**Stored data:**
+--

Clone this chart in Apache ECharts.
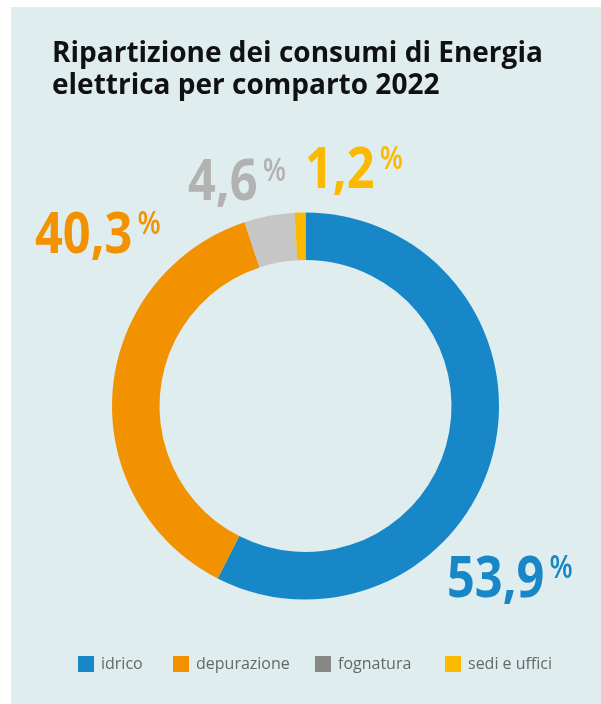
<!DOCTYPE html>
<html><head><meta charset="utf-8">
<style>html,body{margin:0;padding:0;background:#fff}#c{width:601px;height:704px}</style>
<script src="https://cdn.jsdelivr.net/npm/echarts@6/dist/echarts.min.js"></script>
</head><body><div id="c"></div>
<script>
const titleLines = ['Ripartizione dei consumi di Energia', 'elettrica per comparto 2022'];
const categories = ['idrico', 'depurazione', 'fognatura', 'sedi e uffici'];
// printed percentages (labels)
const percentLabels = ['53,9', '40,3', '4,6', '1,2'];
// slice sizes as drawn in the picture (share of the ring, %)
const sliceValues = [57.5, 37.4, 4.2, 0.9];
const sliceColors = ['#1787c8', '#f39200', '#c6c6c6', '#fbba00'];
const legendColors = ['#1787c8', '#f39200', '#878787', '#fbba00'];
const labelColors = ['#1787c8', '#f39200', '#b2b2b2', '#fbba00'];
const labelPos = [[447, 580], [35, 236], [188, 183], [305, 171]];
const legendLefts = [73, 168, 310, 440];

const chart = echarts.init(document.getElementById('c'));

const labelGraphics = categories.map((n, i) => ({
  type: 'text',
  x: labelPos[i][0], y: labelPos[i][1],
  scaleX: 0.84,
  z: 10,
  style: {
    text: '{n|' + percentLabels[i] + '}{p|%}',
    align: 'left', verticalAlign: 'middle',
    rich: {
      n: { fontSize: 58, fontFamily: 'Open Sans', fontWeight: 'bold', fill: labelColors[i], lineHeight: 60 },
      p: { fontSize: 32, fontFamily: 'Open Sans', fontWeight: 600, fill: labelColors[i], verticalAlign: 'top', lineHeight: 32, padding: [3, 0, 0, 6] }
    }
  }
}));

chart.setOption({
  backgroundColor: '#ffffff',
  animation: false,
  graphic: [
    { type: 'rect', left: 11, top: 7, shape: { width: 590, height: 697 }, style: { fill: '#dfedef' }, z: -10 },
    { type: 'text', left: 52, top: 38, style: { text: titleLines.join('\n'), font: 'bold 28px "Open Sans"', fill: '#111', lineHeight: 32 } }
  ].concat(labelGraphics),
  legend: categories.map((n, i) => ({
    left: legendLefts[i], top: 651,
    itemWidth: 16, itemHeight: 16,
    icon: 'rect',
    selectedMode: false,
    textStyle: { color: '#666', fontSize: 16, fontFamily: 'Open Sans', padding: [0, 0, 0, 2] },
    data: [{ name: n, itemStyle: { color: legendColors[i] } }]
  })),
  series: [{
    type: 'pie',
    center: [305.5, 406],
    radius: [146, 193.5],
    startAngle: 90,
    clockwise: true,
    label: { show: false },
    labelLine: { show: false },
    data: categories.map((n, i) => ({
      name: n, value: sliceValues[i],
      itemStyle: { color: sliceColors[i] }
    })),
    emphasis: { disabled: true }
  }]
});
</script></body></html>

+--

**Directions for this task:**
Print the complete listing exactly as it stands, without its pictures.

**Reply:**
Clone this chart in Apache ECharts.
<!DOCTYPE html>
<html><head><meta charset="utf-8">
<style>html,body{margin:0;padding:0;background:#fff}#c{width:601px;height:704px}</style>
<script src="https://cdn.jsdelivr.net/npm/echarts@6/dist/echarts.min.js"></script>
</head><body><div id="c"></div>
<script>
const titleLines = ['Ripartizione dei consumi di Energia', 'elettrica per comparto 2022'];
const categories = ['idrico', 'depurazione', 'fognatura', 'sedi e uffici'];
// printed percentages (labels)
const percentLabels = ['53,9', '40,3', '4,6', '1,2'];
// slice sizes as drawn in the picture (share of the ring, %)
const sliceValues = [57.5, 37.4, 4.2, 0.9];
const sliceColors = ['#1787c8', '#f39200', '#c6c6c6', '#fbba00'];
const legendColors = ['#1787c8', '#f39200', '#878787', '#fbba00'];
const labelColors = ['#1787c8', '#f39200', '#b2b2b2', '#fbba00'];
const labelPos = [[447, 580], [35, 236], [188, 183], [305, 171]];
const legendLefts = [73, 168, 310, 440];

const chart = echarts.init(document.getElementById('c'));

const labelGraphics = categories.map((n, i) => ({
  type: 'text',
  x: labelPos[i][0], y: labelPos[i][1],
  scaleX: 0.84,
  z: 10,
  style: {
    text: '{n|' + percentLabels[i] + '}{p|%}',
    align: 'left', verticalAlign: 'middle',
    rich: {
      n: { fontSize: 58, fontFamily: 'Open Sans', fontWeight: 'bold', fill: labelColors[i], lineHeight: 60 },
      p: { fontSize: 32, fontFamily: 'Open Sans', fontWeight: 600, fill: labelColors[i], verticalAlign: 'top', lineHeight: 32, padding: [3, 0, 0, 6] }
    }
  }
}));

chart.setOption({
  backgroundColor: '#ffffff',
  animation: false,
  graphic: [
    { type: 'rect', left: 11, top: 7, shape: { width: 590, height: 697 }, style: { fill: '#dfedef' }, z: -10 },
    { type: 'text', left: 52, top: 38, style: { text: titleLines.join('\n'), font: 'bold 28px "Open Sans"', fill: '#111', lineHeight: 32 } }
  ].concat(labelGraphics),
  legend: categories.map((n, i) => ({
    left: legendLefts[i], top: 651,
    itemWidth: 16, itemHeight: 16,
    icon: 'rect',
    selectedMode: false,
    textStyle: { color: '#666', fontSize: 16, fontFamily: 'Open Sans', padding: [0, 0, 0, 2] },
    data: [{ name: n, itemStyle: { color: legendColors[i] } }]
  })),
  series: [{
    type: 'pie',
    center: [305.5, 406],
    radius: [146, 193.5],
    startAngle: 90,
    clockwise: true,
    label: { show: false },
    labelLine: { show: false },
    data: categories.map((n, i) => ({
      name: n, value: sliceValues[i],
      itemStyle: { color: sliceColors[i] }
    })),
    emphasis: { disabled: true }
  }]
});
</script></body></html>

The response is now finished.